LeNet是最早发布的卷积神经网络之一,它由 Yann LeCun 在1989年提出,目的是识别手写数字。
结构¶
总的来说, LeNet (LeNet-5) 由两部分组成:
由两个卷积层构成的卷积编码器
三个全连接层
Tip
一般来说,随着网络的深入:
分辨率会越来越低,使得神经元的感受野增加,能捕捉更复杂的模式;
通道数越来越多,使得我们能捕捉数量更多的更分化的模式。
更简洁的结构图:
实现¶
import torch
from torch import nn
# 使用nn.Sequential定义
# LeNet使用的是 sigmoid & avg_pooling
net = torch.nn.Sequential(nn.Conv2d(1, 6, kernel_size=5,padding=2), nn.Sigmoid(),
nn.AvgPool2d(kernel_size=2, stride=2),
nn.Conv2d(6, 16, kernel_size=5), nn.Sigmoid(),
nn.AvgPool2d(kernel_size=2, stride=2),
nn.Flatten(),
nn.Linear(16 * 5 * 5, 120), nn.Sigmoid(),
nn.Linear(120, 84), nn.Sigmoid(),
nn.Linear(84, 10))
# (batch_size, channel, h, w)
X = torch.rand(size=(1, 1, 28, 28), dtype=torch.float32)
# check shape
for layer in net:
X = layer(X)
# 层名: output shape
print(layer.__class__.__name__, 'output shape: \t', X.shape)

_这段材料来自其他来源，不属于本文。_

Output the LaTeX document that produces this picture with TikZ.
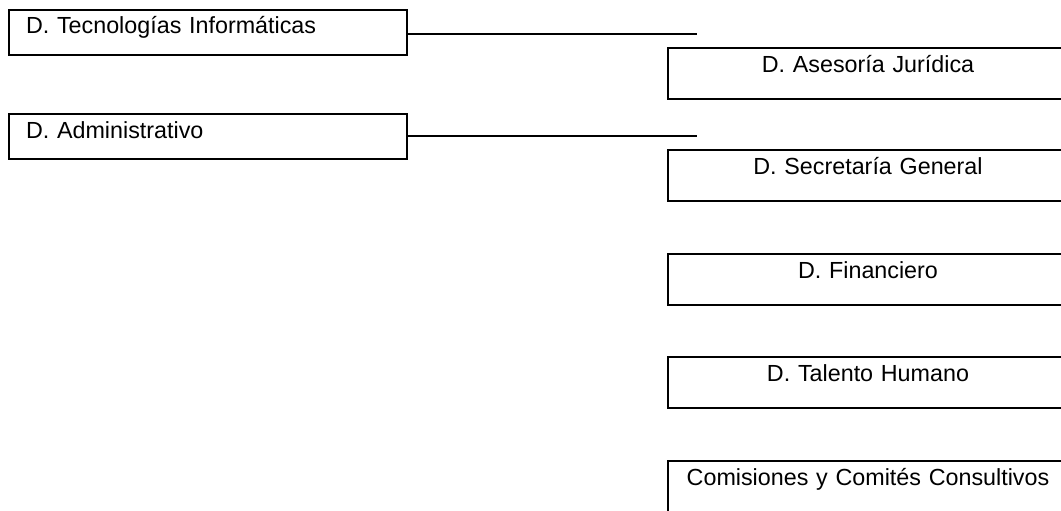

Conv2d output shape: torch.Size([1, 6, 28, 28])
Sigmoid output shape: torch.Size([1, 6, 28, 28])
AvgPool2d output shape: torch.Size([1, 6, 14, 14])
Conv2d output shape: torch.Size([1, 16, 10, 10])

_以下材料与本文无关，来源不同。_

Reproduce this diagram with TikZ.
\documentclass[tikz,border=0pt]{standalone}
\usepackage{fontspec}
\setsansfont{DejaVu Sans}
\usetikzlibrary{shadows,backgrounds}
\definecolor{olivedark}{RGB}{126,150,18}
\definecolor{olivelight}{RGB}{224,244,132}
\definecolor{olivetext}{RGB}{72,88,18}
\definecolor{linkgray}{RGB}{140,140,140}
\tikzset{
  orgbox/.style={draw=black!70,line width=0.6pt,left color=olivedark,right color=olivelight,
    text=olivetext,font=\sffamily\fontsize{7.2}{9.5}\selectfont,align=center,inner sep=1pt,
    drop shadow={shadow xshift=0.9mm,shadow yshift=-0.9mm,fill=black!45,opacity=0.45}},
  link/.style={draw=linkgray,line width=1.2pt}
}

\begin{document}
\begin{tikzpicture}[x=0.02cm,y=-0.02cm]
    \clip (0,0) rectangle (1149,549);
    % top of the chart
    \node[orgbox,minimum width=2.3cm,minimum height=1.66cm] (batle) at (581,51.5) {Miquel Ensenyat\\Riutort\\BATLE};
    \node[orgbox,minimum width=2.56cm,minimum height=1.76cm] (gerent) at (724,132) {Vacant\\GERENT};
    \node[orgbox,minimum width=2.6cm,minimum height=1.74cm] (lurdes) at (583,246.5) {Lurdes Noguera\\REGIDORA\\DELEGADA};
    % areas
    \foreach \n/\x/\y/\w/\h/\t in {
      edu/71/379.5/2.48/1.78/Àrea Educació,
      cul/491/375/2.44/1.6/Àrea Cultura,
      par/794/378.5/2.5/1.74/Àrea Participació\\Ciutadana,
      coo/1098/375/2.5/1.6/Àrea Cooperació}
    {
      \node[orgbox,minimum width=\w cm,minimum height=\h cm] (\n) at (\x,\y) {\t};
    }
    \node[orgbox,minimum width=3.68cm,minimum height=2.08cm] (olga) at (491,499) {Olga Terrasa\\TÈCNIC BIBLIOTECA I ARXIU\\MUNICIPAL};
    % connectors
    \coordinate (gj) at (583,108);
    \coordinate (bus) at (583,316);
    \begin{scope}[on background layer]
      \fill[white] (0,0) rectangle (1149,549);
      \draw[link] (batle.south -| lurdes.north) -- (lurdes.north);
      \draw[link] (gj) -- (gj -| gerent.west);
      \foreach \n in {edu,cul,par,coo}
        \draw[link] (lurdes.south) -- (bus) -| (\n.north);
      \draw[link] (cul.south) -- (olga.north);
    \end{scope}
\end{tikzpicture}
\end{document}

Sigmoid output shape: torch.Size([1, 16, 10, 10])
AvgPool2d output shape: torch.Size([1, 16, 5, 5])
Flatten output shape: torch.Size([1, 400])
Linear output shape: torch.Size([1, 120])
Sigmoid output shape: torch.Size([1, 120])
Linear output shape: torch.Size([1, 84])
Sigmoid output shape: torch.Size([1, 84])
Linear output shape: torch.Size([1, 10])
训练¶
import d2l
# 获取数据
batch_size = 256
train_iter, test_iter = d2l.load_data_fashion_mnist(batch_size=batch_size)
# 训练,最好还是GPU
lr, num_epochs = 0.01, 10
d2l.train_image_classifier(net, train_iter, test_iter, lr, num_epochs)
loss 0.343, train acc 0.870700, test acc 0.864500